わかっちゃいないぜ

 植木 等が亡くなって、いろんな話が語られる。


 無責任男を演じていたが本当はとても責任感のある男だったとか、三重県の寺の生まれで古風で律儀な人だったとか、芝居の稽古の2時間も前に来ていた、とか。


 身内、知り合いがそれを語り合うのはいいが、メディアやイッパン大衆(雑な言葉だね、しかし)が、それをもって植木 等を素晴らしいとするのは、違うだろ、と思う。

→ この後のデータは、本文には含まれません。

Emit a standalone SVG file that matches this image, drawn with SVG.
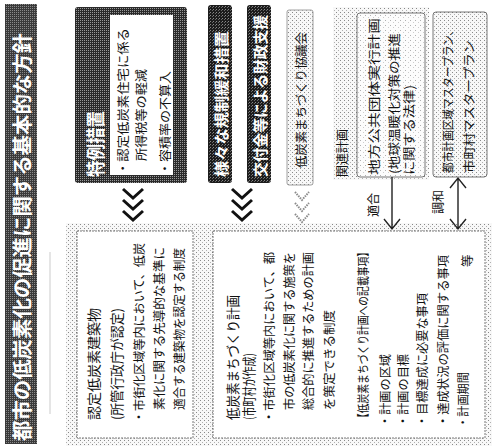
<svg xmlns="http://www.w3.org/2000/svg" width="492" height="446" viewBox="0 0 492 446">
<style>
text{font-family:'Noto Sans CJK JP','Noto Sans',sans-serif;dominant-baseline:central}
.w{fill:#fff;font-weight:bold}
.d{fill:#111;font-size:12.5px}
.h{fill:#111;font-size:13.5px}
.chev{fill:none;stroke:#111;stroke-width:3}
.chevl{fill:none;stroke:#8a8a8a;stroke-width:2;stroke-dasharray:1.5 1}
.arr{fill:none;stroke:#222;stroke-width:1.4}
</style>
<defs>
<pattern id="ht" width="2" height="2" patternUnits="userSpaceOnUse"><rect width="2" height="2" fill="#3a3a3a"/><rect width="1" height="1" fill="#8a8a8a"/></pattern>
<pattern id="dk" width="3" height="3" patternUnits="userSpaceOnUse"><rect width="3" height="3" fill="#1c1c1c"/><rect width="1" height="1" fill="#888"/><rect x="2" y="1" width="1" height="1" fill="#666"/></pattern>
<pattern id="fr" width="2" height="2" patternUnits="userSpaceOnUse"><rect width="2" height="2" fill="#2a2a2a"/><rect width="1" height="1" fill="#999"/></pattern>
<pattern id="lt" width="4" height="4" patternUnits="userSpaceOnUse"><rect width="4" height="4" fill="#f8f8f8"/><rect width="1" height="1" fill="#888"/><rect x="2" y="2" width="1" height="1" fill="#b0b0b0"/></pattern>
<pattern id="lt2" width="5" height="5" patternUnits="userSpaceOnUse"><rect width="5" height="5" fill="#fcfcfc"/><rect width="1" height="1" fill="#b0b0b0"/><rect x="3" y="2" width="1" height="1" fill="#cccccc"/></pattern>
</defs>
<rect width="492" height="446" fill="#fff"/>

<g id="title">
<rect x="5" y="4" width="32" height="440" fill="url(#ht)"/>
<text class="w" font-size="20" transform="translate(21,441) rotate(-90)" textLength="408" lengthAdjust="spacingAndGlyphs">都市の低炭素化の促進に関する基本的な方針</text>
</g>

<line x1="50" y1="252" x2="50" y2="414" stroke="#aaa" stroke-width="0.6"/>

<g id="tokurei">
<rect x="75" y="7" width="112" height="176" rx="3" fill="url(#fr)"/>
<rect x="110" y="15" width="63" height="160" fill="#fff"/>
<text class="w" font-size="19" transform="translate(94,177) rotate(-90)" textLength="66" lengthAdjust="spacingAndGlyphs">特例措置</text>
<text class="d" font-size="13" transform="translate(122,175) rotate(-90)" textLength="147" lengthAdjust="spacingAndGlyphs">・認定低炭素住宅に係る</text>
<text class="d" font-size="13" transform="translate(140,161) rotate(-90)" textLength="92" lengthAdjust="spacingAndGlyphs">所得税等の軽減</text>
<text class="d" font-size="13" transform="translate(164,175) rotate(-90)" textLength="104" lengthAdjust="spacingAndGlyphs">・容積率の不算入</text>
</g>

<g id="kisei">
<rect x="208" y="5" width="24" height="178" rx="3" fill="url(#dk)"/>
<text class="w" font-size="15" transform="translate(220,177) rotate(-90)" textLength="146" lengthAdjust="spacingAndGlyphs">様々な規制緩和措置</text>
</g>

<g id="kofukin">
<rect x="247" y="5" width="24" height="178" rx="3" fill="url(#dk)"/>
<text class="w" font-size="15" transform="translate(259,177) rotate(-90)" textLength="162" lengthAdjust="spacingAndGlyphs">交付金等による財政支援</text>
</g>

<g id="kyogikai">
<rect x="287" y="10" width="26" height="175" rx="2" fill="url(#lt)" stroke="#888" stroke-width="0.8"/>
<text class="d" font-size="13" transform="translate(300,168) rotate(-90)" textLength="136" lengthAdjust="spacingAndGlyphs">低炭素まちづくり協議会</text>
</g>

<g id="kanren">
<rect x="333" y="7" width="96" height="173" fill="url(#lt)"/>
<text class="d" font-size="12.5" transform="translate(341,177) rotate(-90)" textLength="48" lengthAdjust="spacingAndGlyphs">関連計画</text>
<rect x="357" y="13" width="68" height="164" rx="3" fill="url(#lt2)" stroke="#555" stroke-width="0.8"/>
<text class="d" font-size="14" transform="translate(373,175) rotate(-90)" textLength="157" lengthAdjust="spacingAndGlyphs">地方公共団体実行計画</text>
<text class="d" font-size="13" transform="translate(393,174) rotate(-90)" textLength="141" lengthAdjust="spacingAndGlyphs">(地球温暖化対策の推進</text>
<text class="d" font-size="13" transform="translate(408,175) rotate(-90)" textLength="90" lengthAdjust="spacingAndGlyphs">に関する法律)</text>
</g>

<g id="toshikeikaku">
<rect x="433" y="12" width="54" height="165" rx="3" fill="url(#lt)" stroke="#555" stroke-width="0.8"/>
<text class="d" font-size="12" transform="translate(447,173) rotate(-90)" textLength="148" lengthAdjust="spacingAndGlyphs">都市計画区域マスタープラン、</text>
<text class="d" font-size="13" transform="translate(468,173) rotate(-90)" textLength="133" lengthAdjust="spacingAndGlyphs">市町村マスタープラン</text>
</g>

<rect x="66" y="223" width="426" height="223" fill="url(#lt)"/>

<g id="nintei">
<rect x="77" y="231" width="116" height="207" fill="#fff" stroke="#555" stroke-width="0.8" stroke-dasharray="2 1"/>
<text class="h" transform="translate(93,420) rotate(-90)" textLength="112" lengthAdjust="spacingAndGlyphs">認定低炭素建築物</text>
<text class="h" transform="translate(116,420) rotate(-90)" textLength="112" lengthAdjust="spacingAndGlyphs">(所管行政庁が認定)</text>
<text class="d" transform="translate(138,423) rotate(-90)" textLength="180" lengthAdjust="spacingAndGlyphs">・市街化区域等内において、低炭</text>
<text class="d" transform="translate(158,410) rotate(-90)" textLength="163" lengthAdjust="spacingAndGlyphs">素化に関する先導的な基準に</text>
<text class="d" transform="translate(178,410) rotate(-90)" textLength="162" lengthAdjust="spacingAndGlyphs">適合する建築物を認定する制度</text>
</g>

<g id="keikaku">
<rect x="213" y="231" width="272" height="207" fill="#fff" stroke="#555" stroke-width="0.8" stroke-dasharray="2 1"/>
<text class="h" transform="translate(232,420) rotate(-90)" textLength="125" lengthAdjust="spacingAndGlyphs">低炭素まちづくり計画</text>
<text class="h" transform="translate(248,420) rotate(-90)" textLength="67" lengthAdjust="spacingAndGlyphs">(市町村が作成)</text>
<text class="d" transform="translate(268,423) rotate(-90)" textLength="171" lengthAdjust="spacingAndGlyphs">・市街化区域等内において、都</text>
<text class="d" transform="translate(288,410) rotate(-90)" textLength="158" lengthAdjust="spacingAndGlyphs">市の低炭素化に関する施策を</text>
<text class="d" transform="translate(307,410) rotate(-90)" textLength="158" lengthAdjust="spacingAndGlyphs">総合的に推進するための計画</text>
<text class="d" transform="translate(328,410) rotate(-90)" textLength="100" lengthAdjust="spacingAndGlyphs">を策定できる制度</text>
<text class="d" transform="translate(362,423) rotate(-90)" textLength="176" lengthAdjust="spacingAndGlyphs">【低炭素まちづくり計画への記載事項】</text>
<text class="d" transform="translate(384,427) rotate(-90)" textLength="73" lengthAdjust="spacingAndGlyphs">・計画の区域</text>
<text class="d" transform="translate(402,427) rotate(-90)" textLength="73" lengthAdjust="spacingAndGlyphs">・計画の目標</text>
<text class="d" transform="translate(421,427) rotate(-90)" textLength="134" lengthAdjust="spacingAndGlyphs">・目標達成に必要な事項</text>
<text class="d" transform="translate(442,427) rotate(-90)" textLength="172" lengthAdjust="spacingAndGlyphs">・達成状況の評価に関する事項</text>
<text class="d" transform="translate(462,428) rotate(-90)" textLength="56" lengthAdjust="spacingAndGlyphs">・計画期間</text>
<text class="d" transform="translate(466,267) rotate(-90)">等</text>
</g>

<g id="connectors">
<path class="chev" d="M123,189 l10,9 l10,-9 M123,200 l10,9 l10,-9 M123,211 l10,9 l10,-9"/>
<path class="chev" d="M232,189 l10,9 l10,-9 M232,200 l10,9 l10,-9 M232,211 l10,9 l10,-9"/>
<path class="chevl" d="M295,192 l7,8 l7,-8 M295,203 l7,8 l7,-8 M295,214 l7,8 l7,-8"/>
<path class="arr" d="M392,177 V229 M384,219 L392,229 L400,219"/>
<path class="arr" d="M458,178 V229 M450,188 L458,178 L466,188 M450,219 L458,229 L466,219"/>
<text class="d" font-size="12" transform="translate(372,217) rotate(-90)" textLength="24" lengthAdjust="spacingAndGlyphs">適合</text>
<text class="d" font-size="12" transform="translate(437,214) rotate(-90)" textLength="24" lengthAdjust="spacingAndGlyphs">調和</text>
</g>
</svg>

 ま、その芸を考えるというんなら、そういうエピソードを知っておくのはいい。


 しかし、身内、知り合い以外が、植木 等を悼んむなら、あのパーッとした明るさ、見事なまでの深みのなさを褒め称えろ、と思う。


 コメディアン・植木 等と、彼を最初にプロデュースした青島幸男の素晴らしさは、カラッとした明るさ、ドライさ、計算されたヤケッパチ、そして泣きなんぞケラケラ笑いながら軽くぽーんとケトばした爽快さにあった。


 憂き世を浮き世にすり替えて、ウキウキ浮き名の色男、それが絶頂期の植木 等の魅力だったのだと思う。


♪スイスイス〜ダラダッタ、スラスラスイスイス〜イ。


 この文句、しかし、凄いね。植木 等がハデに売り出したときの「世渡りイメージ」を、擬音だけで表現している。この頃の青島幸男は天才だったのだろう。


 植木 等を楽しんだ人は、生前、大して気にもとめなかった人間・植木 等を悼むな。コメディアン・植木 等を褒めよ称えよ、と思う。